# CultTVman Now Taking Pre-Orders On Pegasus, War Machine and Munster House



## idMonster (Jun 18, 2003)

BSG Pegasus
http://www.culttvmanshop.com/Battle...bius-Models--PREORDER-RESERVATION_p_1976.html

War Machine from Iron Man II
http://www.culttvmanshop.com/Iron-M...ius-Models--PREORDER-RESERVATION-_p_1977.html

1313 Mockingbird Lane
http://www.culttvmanshop.com/The-Mu...bius-Models--PREORDER-RESERVATION_p_1975.html

Gordon


----------



## Stoney-VA (Oct 19, 2011)

*Some really nice ones coming*

My Grand Nephew is going to want one of the war machine models.


----------



## kdaracal (Jan 24, 2009)

I build two of the original Ironman models.

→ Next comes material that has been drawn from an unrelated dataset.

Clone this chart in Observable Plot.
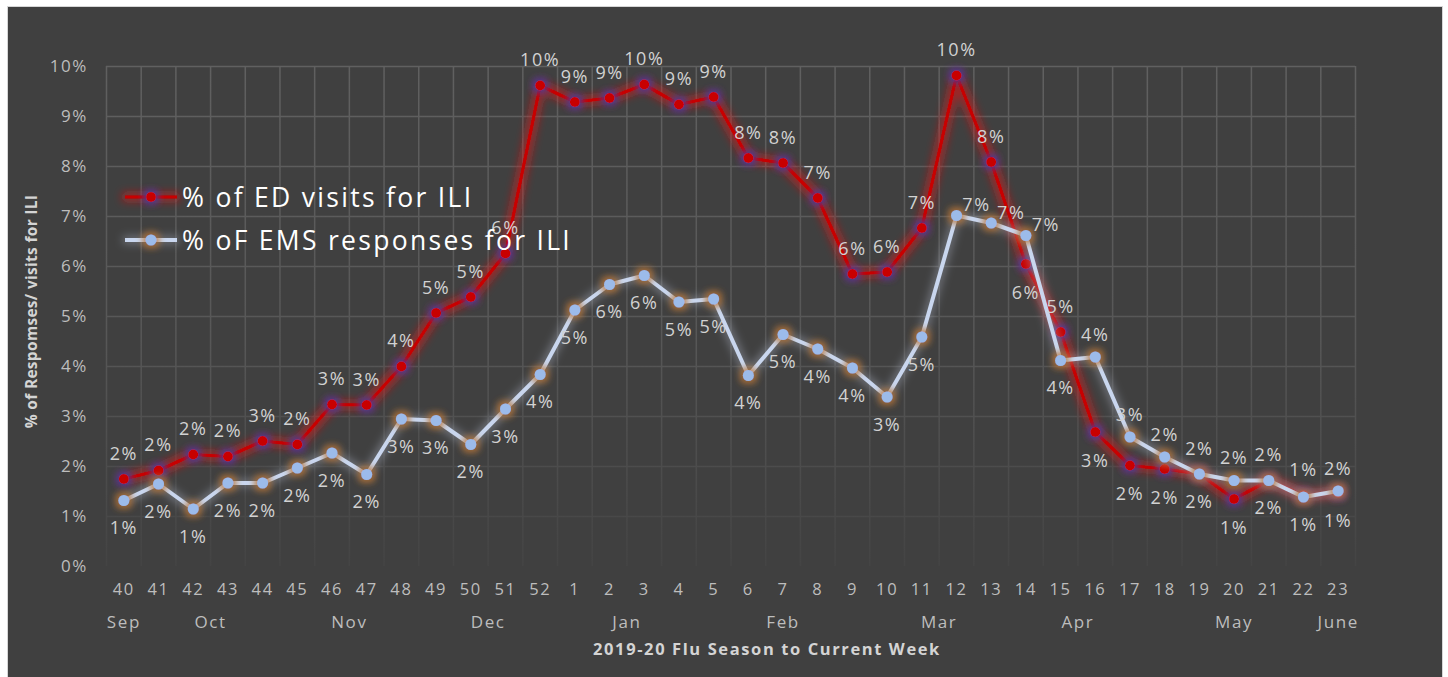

I told myself no more, but the war machine is killer.


----------



## LGFugate (Sep 11, 2000)

I just pre-ordered two of the Munster House!!!

WOOOOO-HOOOOOO!!!!!! 

Larry


----------



## Hunch (Apr 6, 2003)

Pegasus and Munster house are on top of my list.


----------



## rkoenn (Dec 18, 2007)

Ahhhhhhhhh, is he going to get me to buy another BSG ship and then put all those Acreation decals on it!!!! I am doing the BSG battlestar now with the decals and they are absolutely the most tedious decaling job I have ever done. I am plodding through and will finish it in a couple of weeks I hope but it is one huge job and requires extreme dexterity and patience. Now it looks like there will be another one in the future!

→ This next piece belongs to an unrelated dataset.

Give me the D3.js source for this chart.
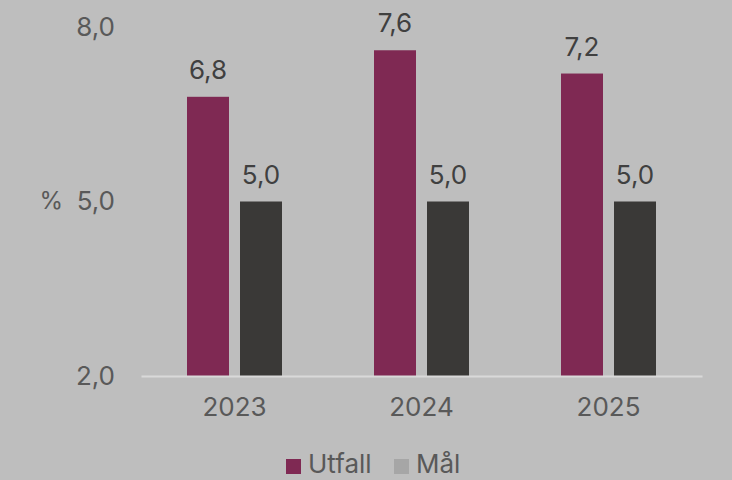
<!DOCTYPE html>
<html>
<head>
<meta charset="utf-8">
<script src="https://cdn.jsdelivr.net/npm/d3@7"></script>
<style>
  body { margin: 0; background: #bebebe; }
  svg text { font-family: Inter, "Noto Sans", sans-serif; }
</style>
</head>
<body>
<div id="chart"></div>
<script>
// data
let years = ["2023", "2024", "2025"];
let utfall = [6.8, 7.6, 7.2];
let maal = [5.0, 5.0, 5.0];
let yTicks = [2, 5, 8];
let seriesNames = ["Utfall", "Mål"];

let width = 732;
let height = 480;
let margin = {left: 141, right: 30, top: 27, bottom: 104};
let fs = 26;

let svg = d3.select("#chart").append("svg")
    .attr("width", width)
    .attr("height", height);

svg.append("rect")
    .attr("width", width)
    .attr("height", height)
    .attr("fill", "#bebebe");

let x = d3.scaleBand()
    .domain(years)
    .range([margin.left, width - margin.right]);

let y = d3.scaleLinear()
    .domain([2, 8])
    .range([height - margin.bottom, margin.top]);

let fmt = d => d3.format(".1f")(d).replace(".", ",");

// y axis labels (no line)
let yAxis = d3.axisLeft(y)
    .tickValues(yTicks)
    .tickFormat(fmt)
    .tickSize(0)
    .tickPadding(26);

let gy = svg.append("g")
    .attr("transform", "translate(" + margin.left + ",0)")
    .call(yAxis);
gy.select(".domain").remove();
gy.selectAll("text")
    .attr("font-size", fs)
    .attr("fill", "#595959");

svg.append("text")
    .attr("x", 63)
    .attr("y", y(5))
    .attr("dy", "0.32em")
    .attr("text-anchor", "end")
    .attr("font-size", fs - 2)
    .attr("fill", "#595959")
    .text("%");

let barW = 42;
let gap = 11;

let data = years.map((yr, i) => ({year: yr, values: [utfall[i], maal[i]]}));
let colors = ["#7f2953", "#3a3937"];

let groups = svg.selectAll(".grp")
    .data(data)
    .join("g")
    .attr("class", "grp")
    .attr("transform", d => "translate(" + (x(d.year) + x.bandwidth() / 2) + ",0)");

groups.selectAll("rect")
    .data(d => d.values)
    .join("rect")
    .attr("x", (d, i) => i == 0 ? -(barW + gap / 2) : gap / 2)
    .attr("y", d => y(d))
    .attr("width", barW)
    .attr("height", d => y(2) - y(d))
    .attr("fill", (d, i) => colors[i]);

groups.selectAll("text.lbl")
    .data(d => d.values)
    .join("text")
    .attr("class", "lbl")
    .attr("x", (d, i) => i == 0 ? -(barW / 2 + gap / 2) : barW / 2 + gap / 2)
    .attr("y", d => y(d) - 18)
    .attr("text-anchor", "middle")
    .attr("font-size", fs)
    .attr("fill", "#404040")
    .text(fmt);

// x axis
let gx = svg.append("g")
    .attr("transform", "translate(0," + y(2) + ")")
    .call(d3.axisBottom(x).tickSize(0).tickPadding(22));
gx.select(".domain")
    .attr("stroke", "#d9d9d9")
    .attr("stroke-width", 2);
gx.selectAll("text")
    .attr("font-size", fs)
    .attr("fill", "#595959");

// legend
let legendColors = ["#7f2953", "#a6a6a6"];
let legendX = [286, 394];
let legend = svg.selectAll(".leg")
    .data(seriesNames)
    .join("g")
    .attr("class", "leg")
    .attr("transform", (d, i) => "translate(" + legendX[i] + ",459)");

legend.append("rect")
    .attr("width", 15)
    .attr("height", 15)
    .attr("fill", (d, i) => legendColors[i]);

legend.append("text")
    .attr("x", 22)
    .attr("y", 14)
    .attr("font-size", fs)
    .attr("fill", "#595959")
    .text(d => d);
</script>
</body>
</html>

I am definitely getting a Munsters house and will have to consider how to add the stone wall and trees. Maybe Frank will produce a add on kit for those. He'd definitely sell some.


----------



## rat salad (Oct 18, 2004)

Has anyone seen any proto-types of the Munsters House yet? I'm just curious. I know there was a version floating around years back, but it just didn't look spooky enough for me. It looked kinda bland. I do have the pre-painted, light-up Hawthorne Village version from years back though. Just wondering...


----------



## Jafo (Apr 22, 2005)

nice
now, anyone want to buy a 1/3700 peggy?


----------



## HabuHunter32 (Aug 22, 2009)

I pre-ordered both the Pegasus and 1313 Mockingbird lane from Cult's today!


----------



## derric1968 (Jun 13, 2003)

Peagsus and War Machine pre-orders? Done and done! :thumbsup:


----------



## Zombie_61 (Apr 21, 2004)

rat salad said:


> Has anyone seen any proto-types of the Munsters House yet? I'm just curious. I know there was a version floating around years back, but it just didn't look spooky enough for me. It looked kinda bland.


That's one problem with the Munster house--without the proper "dressing" (the trees, cobwebs, etc.) it _does_ look rather bland. I've been on the Universal Studios Hollywood backlot tour quite a few times, and almost every time I've heard someone mutter something to the effect of "_That's_ the Munster's house? It looks so...boring." (The facade hasn't had the trees or wall in front of it since the show was cancelled.)

I'm sure Moebius will produce their usual above-standard versions of all three kits, but I'm waiting to see a photo or two of the prototype/test shot before I pull the trigger on the Mockingbird Lane kit; not interested in the other two.


----------



## rat salad (Oct 18, 2004)

Zombie_61 said:


> ....I'm waiting to see a photo or two of the prototype/test shot before I pull the trigger on the Mockingbird Lane kit; not interested in the other two.


Me too, I don't buy anything until I see it first. I'll wait. And I'm mostly monsters, so I'm skipping the other two kits as well.


----------



## starlord (Mar 30, 2011)

The 2 BSG models that are in my living room are old ones from the first show of BSG . I like the older one better.


----------